Every line that contains the word "this" should be copied.

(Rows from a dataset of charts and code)
— Start —
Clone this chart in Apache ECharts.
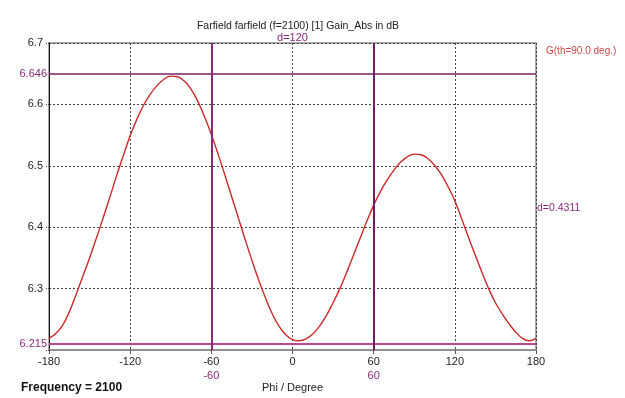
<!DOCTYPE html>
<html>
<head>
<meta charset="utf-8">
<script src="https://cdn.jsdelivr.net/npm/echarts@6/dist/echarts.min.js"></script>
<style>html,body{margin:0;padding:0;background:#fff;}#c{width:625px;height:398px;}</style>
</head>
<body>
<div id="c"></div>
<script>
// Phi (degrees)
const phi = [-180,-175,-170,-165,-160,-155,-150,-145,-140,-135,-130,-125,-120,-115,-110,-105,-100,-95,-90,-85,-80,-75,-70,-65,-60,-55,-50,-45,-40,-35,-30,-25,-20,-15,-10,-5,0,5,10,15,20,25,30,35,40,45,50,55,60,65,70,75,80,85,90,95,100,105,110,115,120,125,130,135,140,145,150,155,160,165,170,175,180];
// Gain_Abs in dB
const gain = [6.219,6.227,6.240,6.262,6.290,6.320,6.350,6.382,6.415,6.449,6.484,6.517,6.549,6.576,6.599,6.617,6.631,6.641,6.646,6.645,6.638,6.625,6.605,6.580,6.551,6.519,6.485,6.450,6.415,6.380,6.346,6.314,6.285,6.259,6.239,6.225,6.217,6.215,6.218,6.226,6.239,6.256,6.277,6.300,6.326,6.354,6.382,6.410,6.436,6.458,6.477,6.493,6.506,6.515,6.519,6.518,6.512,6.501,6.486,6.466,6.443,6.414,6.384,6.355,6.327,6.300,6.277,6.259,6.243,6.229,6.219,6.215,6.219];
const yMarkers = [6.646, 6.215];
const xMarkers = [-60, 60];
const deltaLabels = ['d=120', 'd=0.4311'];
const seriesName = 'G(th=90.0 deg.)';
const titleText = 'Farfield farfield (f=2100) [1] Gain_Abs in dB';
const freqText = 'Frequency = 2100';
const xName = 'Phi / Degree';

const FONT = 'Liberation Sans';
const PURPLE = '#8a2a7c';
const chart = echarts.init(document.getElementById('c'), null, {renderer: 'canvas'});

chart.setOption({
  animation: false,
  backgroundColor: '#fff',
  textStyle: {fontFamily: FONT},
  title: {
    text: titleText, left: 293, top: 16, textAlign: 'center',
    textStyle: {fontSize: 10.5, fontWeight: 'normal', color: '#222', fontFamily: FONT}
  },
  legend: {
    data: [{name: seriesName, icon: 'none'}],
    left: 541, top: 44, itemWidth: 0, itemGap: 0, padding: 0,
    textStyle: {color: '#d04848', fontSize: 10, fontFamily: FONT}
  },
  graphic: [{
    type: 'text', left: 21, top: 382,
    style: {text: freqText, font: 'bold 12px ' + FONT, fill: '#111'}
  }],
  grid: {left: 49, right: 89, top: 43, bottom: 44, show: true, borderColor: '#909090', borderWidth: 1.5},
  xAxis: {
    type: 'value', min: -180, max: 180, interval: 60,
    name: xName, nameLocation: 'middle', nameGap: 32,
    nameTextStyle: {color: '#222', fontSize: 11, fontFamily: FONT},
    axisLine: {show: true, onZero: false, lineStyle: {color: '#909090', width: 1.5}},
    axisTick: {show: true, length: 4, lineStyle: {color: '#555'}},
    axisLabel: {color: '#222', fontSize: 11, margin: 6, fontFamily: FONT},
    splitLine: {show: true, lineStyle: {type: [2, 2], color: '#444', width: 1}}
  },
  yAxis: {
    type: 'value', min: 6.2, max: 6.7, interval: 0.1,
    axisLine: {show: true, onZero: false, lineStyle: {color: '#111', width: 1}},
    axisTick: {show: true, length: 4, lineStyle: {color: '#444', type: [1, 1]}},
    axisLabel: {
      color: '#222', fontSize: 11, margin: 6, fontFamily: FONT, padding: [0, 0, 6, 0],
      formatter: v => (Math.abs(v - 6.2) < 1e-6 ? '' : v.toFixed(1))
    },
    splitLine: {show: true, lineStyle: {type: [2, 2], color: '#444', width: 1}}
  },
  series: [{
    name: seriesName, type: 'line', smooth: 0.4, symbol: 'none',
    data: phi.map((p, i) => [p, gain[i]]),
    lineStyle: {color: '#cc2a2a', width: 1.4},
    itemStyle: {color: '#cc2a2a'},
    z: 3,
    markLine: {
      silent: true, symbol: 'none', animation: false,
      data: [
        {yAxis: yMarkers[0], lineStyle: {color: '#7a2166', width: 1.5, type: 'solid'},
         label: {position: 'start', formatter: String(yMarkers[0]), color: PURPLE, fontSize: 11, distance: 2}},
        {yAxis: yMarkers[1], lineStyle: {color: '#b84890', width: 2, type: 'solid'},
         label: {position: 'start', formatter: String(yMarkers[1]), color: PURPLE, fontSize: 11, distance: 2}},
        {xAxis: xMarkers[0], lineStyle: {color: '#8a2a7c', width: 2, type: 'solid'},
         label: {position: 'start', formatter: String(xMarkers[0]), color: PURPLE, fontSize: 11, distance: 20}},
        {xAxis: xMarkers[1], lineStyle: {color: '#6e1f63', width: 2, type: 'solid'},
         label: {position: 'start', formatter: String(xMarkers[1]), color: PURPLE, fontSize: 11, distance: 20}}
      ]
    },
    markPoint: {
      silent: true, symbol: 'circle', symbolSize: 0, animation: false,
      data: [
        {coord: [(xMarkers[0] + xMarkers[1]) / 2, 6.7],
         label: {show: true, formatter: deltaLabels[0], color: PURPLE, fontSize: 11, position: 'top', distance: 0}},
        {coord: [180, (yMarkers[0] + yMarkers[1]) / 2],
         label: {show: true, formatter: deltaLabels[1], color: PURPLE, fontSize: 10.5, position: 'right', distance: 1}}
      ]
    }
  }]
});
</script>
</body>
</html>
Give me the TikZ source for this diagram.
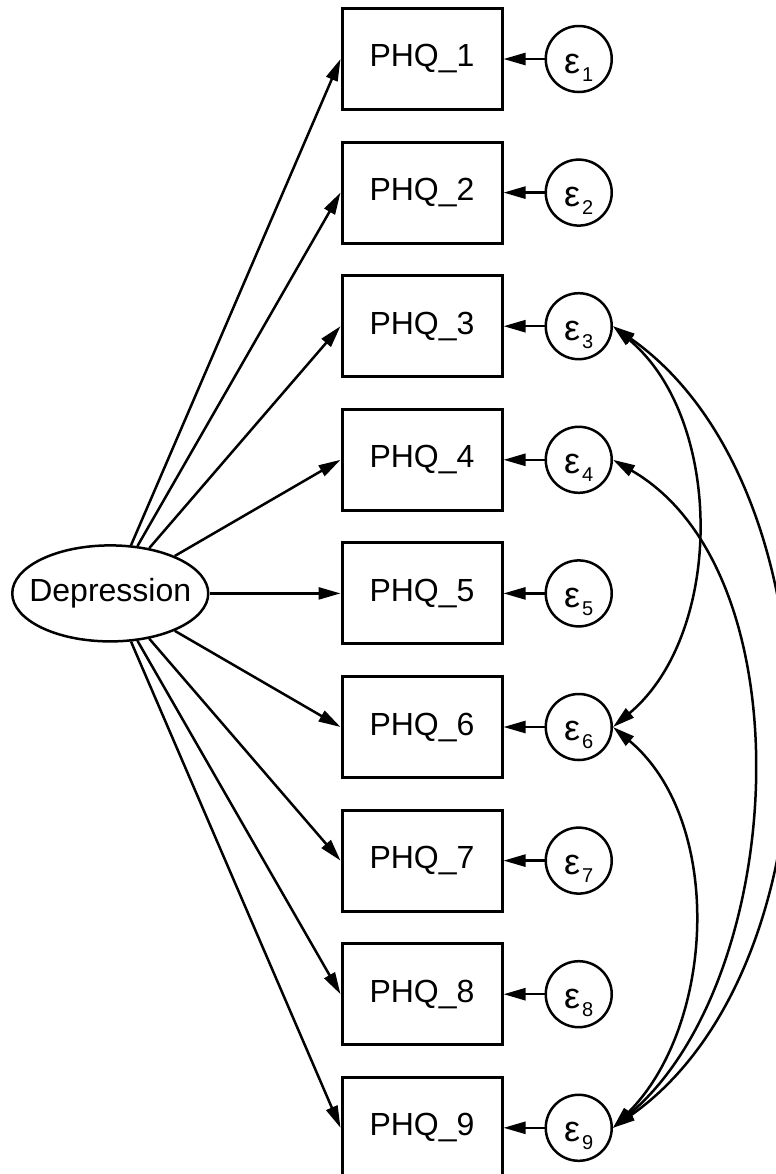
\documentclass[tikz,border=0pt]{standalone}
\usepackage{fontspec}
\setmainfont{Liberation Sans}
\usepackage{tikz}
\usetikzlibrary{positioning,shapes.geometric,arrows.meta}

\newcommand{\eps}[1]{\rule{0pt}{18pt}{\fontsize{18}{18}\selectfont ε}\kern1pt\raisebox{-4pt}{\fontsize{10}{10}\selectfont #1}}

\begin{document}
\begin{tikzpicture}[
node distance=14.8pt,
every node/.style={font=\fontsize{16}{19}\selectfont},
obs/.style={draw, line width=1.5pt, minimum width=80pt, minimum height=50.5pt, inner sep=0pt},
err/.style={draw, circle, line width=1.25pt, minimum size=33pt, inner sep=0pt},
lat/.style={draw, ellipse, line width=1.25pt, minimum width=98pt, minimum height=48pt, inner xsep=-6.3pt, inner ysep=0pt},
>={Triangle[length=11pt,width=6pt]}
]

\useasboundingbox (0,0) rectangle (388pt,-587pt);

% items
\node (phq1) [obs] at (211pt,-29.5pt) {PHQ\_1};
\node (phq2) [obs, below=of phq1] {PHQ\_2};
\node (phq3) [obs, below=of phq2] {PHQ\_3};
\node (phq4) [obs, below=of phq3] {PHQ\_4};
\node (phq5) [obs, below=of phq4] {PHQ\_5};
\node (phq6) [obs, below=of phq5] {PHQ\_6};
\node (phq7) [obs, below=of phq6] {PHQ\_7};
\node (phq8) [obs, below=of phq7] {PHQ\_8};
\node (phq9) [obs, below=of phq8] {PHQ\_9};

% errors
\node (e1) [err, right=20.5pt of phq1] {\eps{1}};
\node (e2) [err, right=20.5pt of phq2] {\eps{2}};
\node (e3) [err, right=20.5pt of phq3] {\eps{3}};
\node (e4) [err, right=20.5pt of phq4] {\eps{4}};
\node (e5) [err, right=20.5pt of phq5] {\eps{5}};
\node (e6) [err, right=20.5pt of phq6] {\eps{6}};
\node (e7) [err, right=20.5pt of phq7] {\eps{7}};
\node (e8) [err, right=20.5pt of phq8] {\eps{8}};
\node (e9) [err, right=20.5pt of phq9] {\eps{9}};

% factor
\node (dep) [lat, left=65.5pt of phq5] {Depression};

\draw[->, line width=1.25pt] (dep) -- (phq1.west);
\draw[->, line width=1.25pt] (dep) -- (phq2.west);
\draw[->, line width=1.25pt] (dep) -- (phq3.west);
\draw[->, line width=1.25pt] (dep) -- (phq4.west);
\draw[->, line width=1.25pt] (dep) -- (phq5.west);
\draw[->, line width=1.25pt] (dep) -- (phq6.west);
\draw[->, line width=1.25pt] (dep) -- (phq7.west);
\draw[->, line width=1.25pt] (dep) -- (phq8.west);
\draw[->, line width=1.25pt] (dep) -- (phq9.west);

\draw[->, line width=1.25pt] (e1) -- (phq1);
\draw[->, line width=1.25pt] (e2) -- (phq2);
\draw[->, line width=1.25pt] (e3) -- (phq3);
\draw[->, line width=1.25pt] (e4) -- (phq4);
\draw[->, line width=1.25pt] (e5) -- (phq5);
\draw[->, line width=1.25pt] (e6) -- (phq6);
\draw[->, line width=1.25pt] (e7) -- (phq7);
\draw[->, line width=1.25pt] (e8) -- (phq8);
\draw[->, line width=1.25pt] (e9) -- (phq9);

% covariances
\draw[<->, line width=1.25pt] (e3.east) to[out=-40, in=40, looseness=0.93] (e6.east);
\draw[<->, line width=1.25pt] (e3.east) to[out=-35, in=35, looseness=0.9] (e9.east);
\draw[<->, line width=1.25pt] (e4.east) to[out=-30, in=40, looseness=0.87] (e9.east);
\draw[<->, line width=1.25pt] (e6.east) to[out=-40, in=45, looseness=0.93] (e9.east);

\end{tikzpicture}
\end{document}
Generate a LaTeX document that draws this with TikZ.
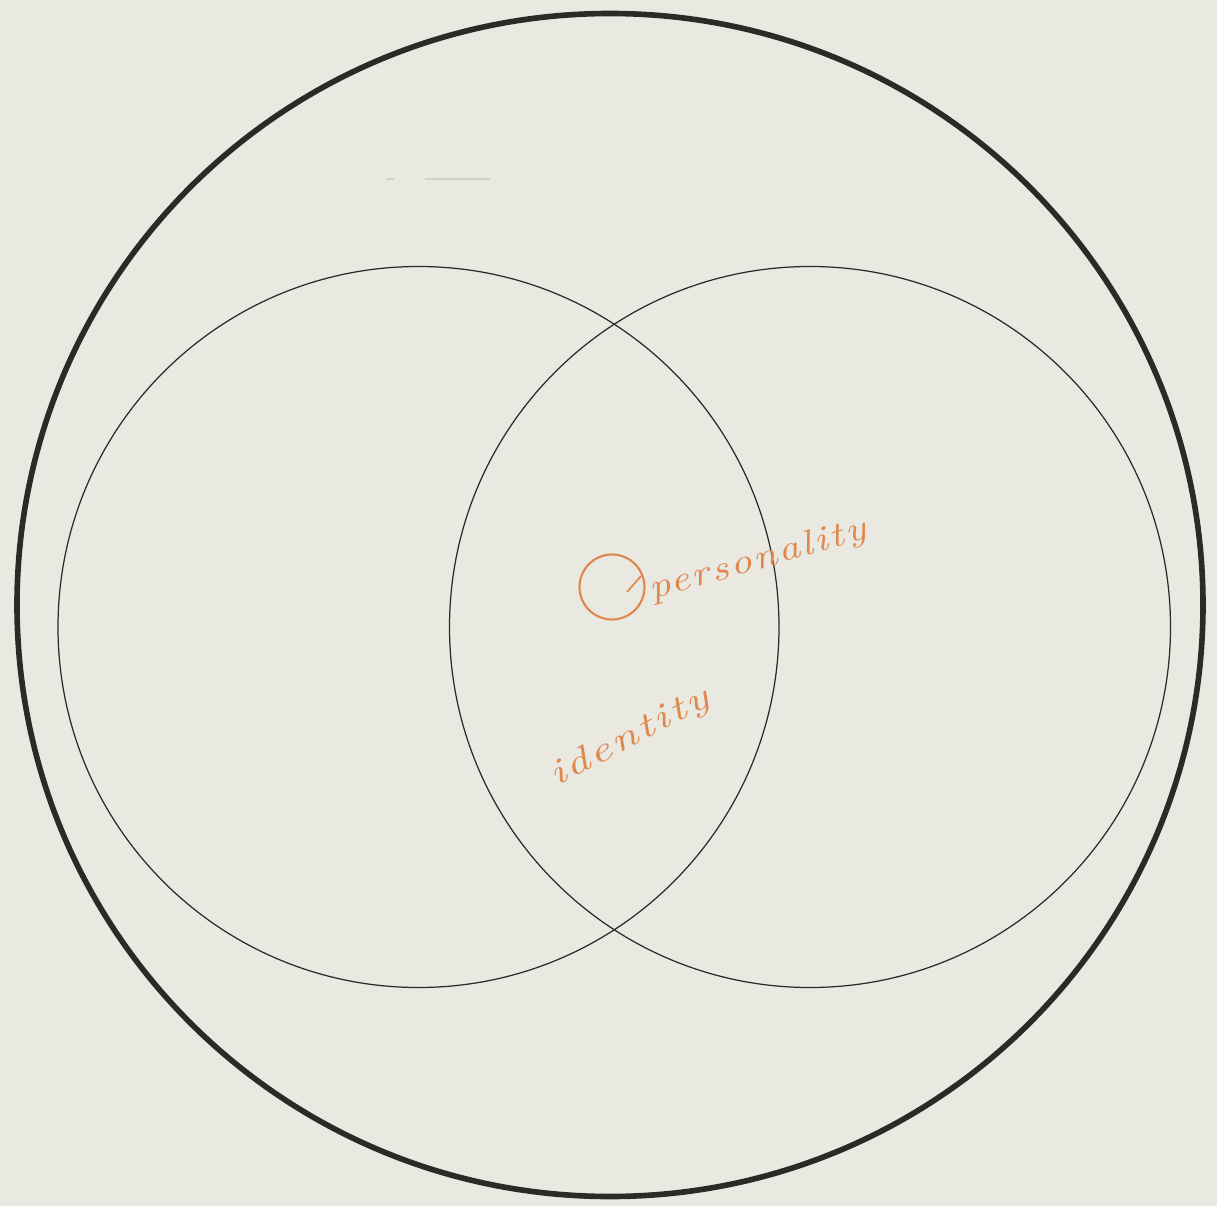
— End —
# OUTPUT
Clone this chart in Apache ECharts.
Give me the TikZ source for this diagram.
Generate a LaTeX document that draws this with TikZ.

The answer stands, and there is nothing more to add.